実際、アメリカは対イラク政策の大失敗(と9.11を防げなかったこと)で、イランや北朝鮮など敵対している国家に対する抑止力を減じてしまったと考えられる。
日本にとって、アメリカのこのパワーの浪費はどのようなことを意味しているのか。簡単に思考実験してみよう。
今後、“数十年”に渡って、“世界の警察”アメリカによる抑止の実効性が怪しくなり、また、アメリカ国内でも対外不干渉で内向きなモンロー主義が主流になることが予想される。(「イラクの後遺症」とでも呼べる。) さらに民主党政権になるとするなら、親日より親中路線になることが予想される。(これは冷戦終焉後においてクリントン民主党政権が(たった)8年続いたのとは訳が違う。)
この場合、東アジアにおける「日米対中朝」という構図が変わりうる。
すなわち、アメリカの抑止力の低下および強硬路線の放棄に、アメリカと仲良くしたい中国と中国と仲良くしたいアメリカとの利害の一致が加わり、北朝鮮に対する態度で米中が妥協すると思われる。すると、「米中+朝と、孤立する日本」という構図になりうる。(この場合、日韓が近づくかもしれない。

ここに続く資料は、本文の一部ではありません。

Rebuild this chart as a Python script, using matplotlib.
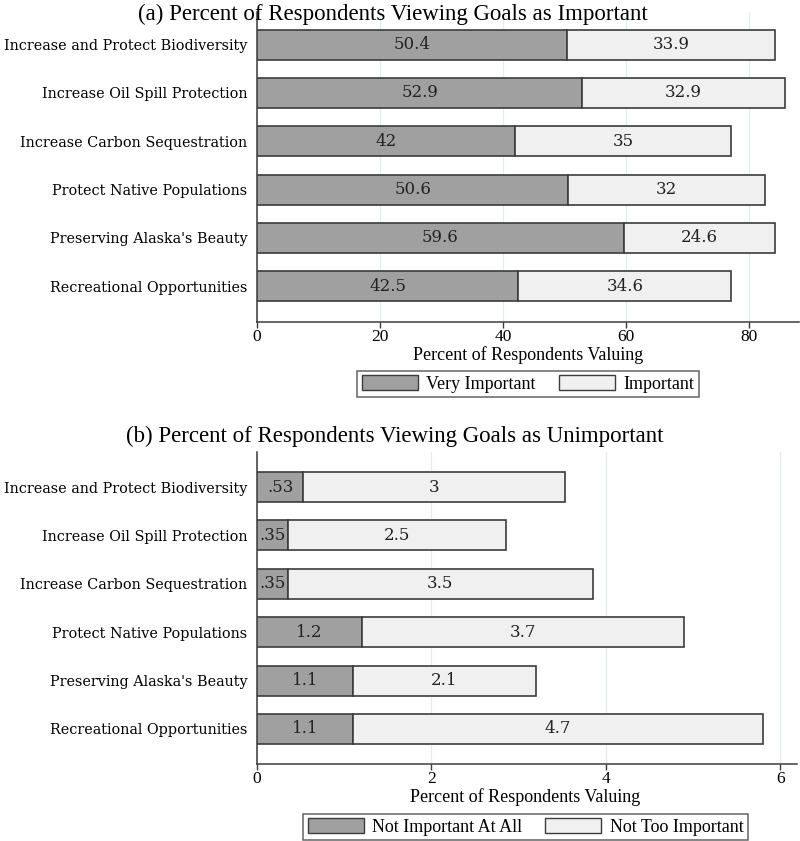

)
こうなった場合、日本は対米追従からの脱却が進めやすくはなるだろうが、(アメリカがいる限り武力衝突にはならないにしても、)中朝との緊張関係が高まり、東アジアでの孤立を深める可能性がある。
これは良いシナリオではない。
これを回避するには、(これまでの話の前提を覆すが、)そもそも、日米関係を徹底して維持するか、米中がくっ付く前に日中の親密さを上げておくか、もしくは、スイスみたいな完全な独自路線を歩むかしかないように思える。
これはかなり単純で大雑把で過激(※ここ重要。言い訳。)な一推量だけど、日本にとってイラク政策失敗のインパクトが大きいことに変わりはない。
そして、それがマイナスの結果になったとき、ラムズフェルドはこの本を基に、将来の日本人から恨まれることだろう。